This year’s fall performance is part play, part musical, part documentary — and U-High will be the first high school to tackle its complex premise. “Coal Country” tells the story of a town in West Virginia after the real-world Upper Big Branch Mining Disaster in 2010, which killed 29 people. The creators of the play based it on interviews of survivors and loved ones.
U-High Theater will perform “Coal Country” on Nov. 13-15, the first production of this play portrayed by a high school. The play’s creator has been confirmed as a guest.
Jessica Blank, a co-writer of “Coal Country,” will run a workshop with the actors and give a talk before the performance.
Matt Boresi, U-High theater director, hopes to live up to the writer’s standards.
“It’s certainly keeping us on our toes to make sure that we’re doing a good job and being respectful in the piece,” Mr. Boresi said.
Mia Lane, a junior, will play Tommy, a miner who loses a son in the disaster. She feels that there is pressure on the cast to do justice to the author as well as the people the play is based on.
“We’ve been doing more direct research because these people are alive,” she said. “These are living, real people. And that also adds another layer of pressure.”
Mr. Boresi saw “Coal Country” as a window for U-High students into others’ lives.
“I think that one of the great values of theater is that it allows us to share human experiences that are not necessarily our own,” he said. “It will expand your sense of humanity to see what happened to the folks in coal country for us as humans who feel for humans who are on some level different from us, on some level the same as us.”
Mia stressed the importance of the play to the school’s audience, many of whom have privileges that the characters and the people they are based on do not.
“I think getting outside of the bubble, hearing the stories of people who are not like you, is a very valuable thing, especially for kids at this school,” she said. “To realize that the world is so much more complex and intricate and difficult than your incredibly sheltered life has shown you. And I think everyone here needs a wake-up call.”
In response to a surge of interest in theater, “Coal Country” will be the first U-High production to have separate performances by two casts — Mr. Boresi describes them as varsity and junior varsity. Mr. Boresi emphasized that he wanted to give more students the opportunity to perform.

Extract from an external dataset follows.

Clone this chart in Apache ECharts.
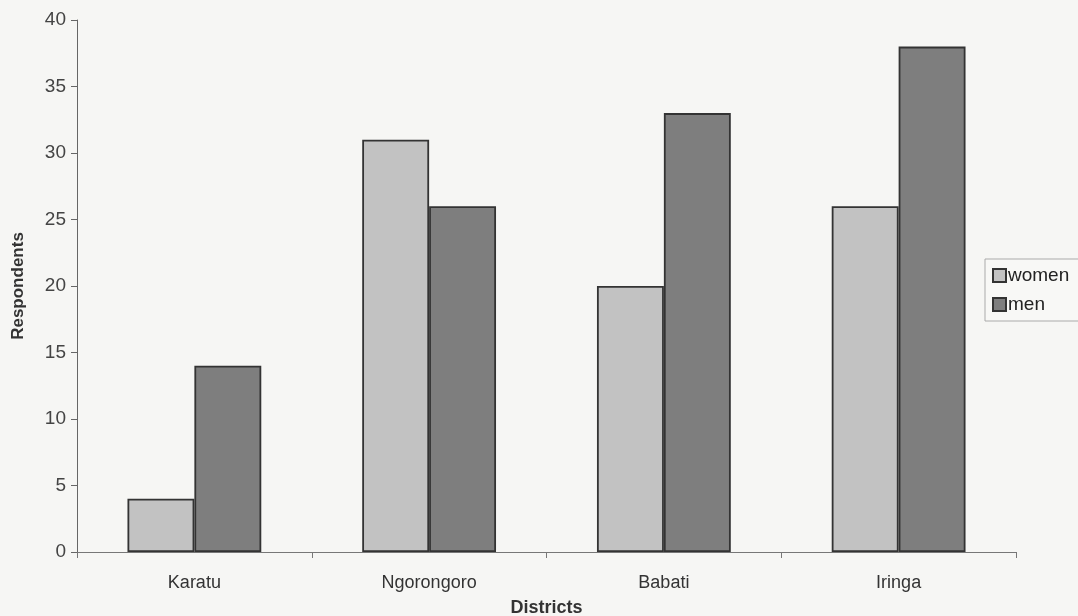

“This is an educational program, and we want to serve as many students as possible,” he said. “If people want to learn how to do theater here, my job is to teach them.”
He also noted that the two levels weren’t an indication of the skill level of the actors or the quality of the production, but more a split based on grade, with varsity being made up mostly of juniors and seniors, while junior varsity represents ninth graders and sophomores.
“I encourage anybody who’s got two nights free to see both, because it’s not an A cast and a B cast,” Mr. Boresi said. “I think they’ll both be wonderful, and I think that every performance will be different than their counterpart and worth seeing.”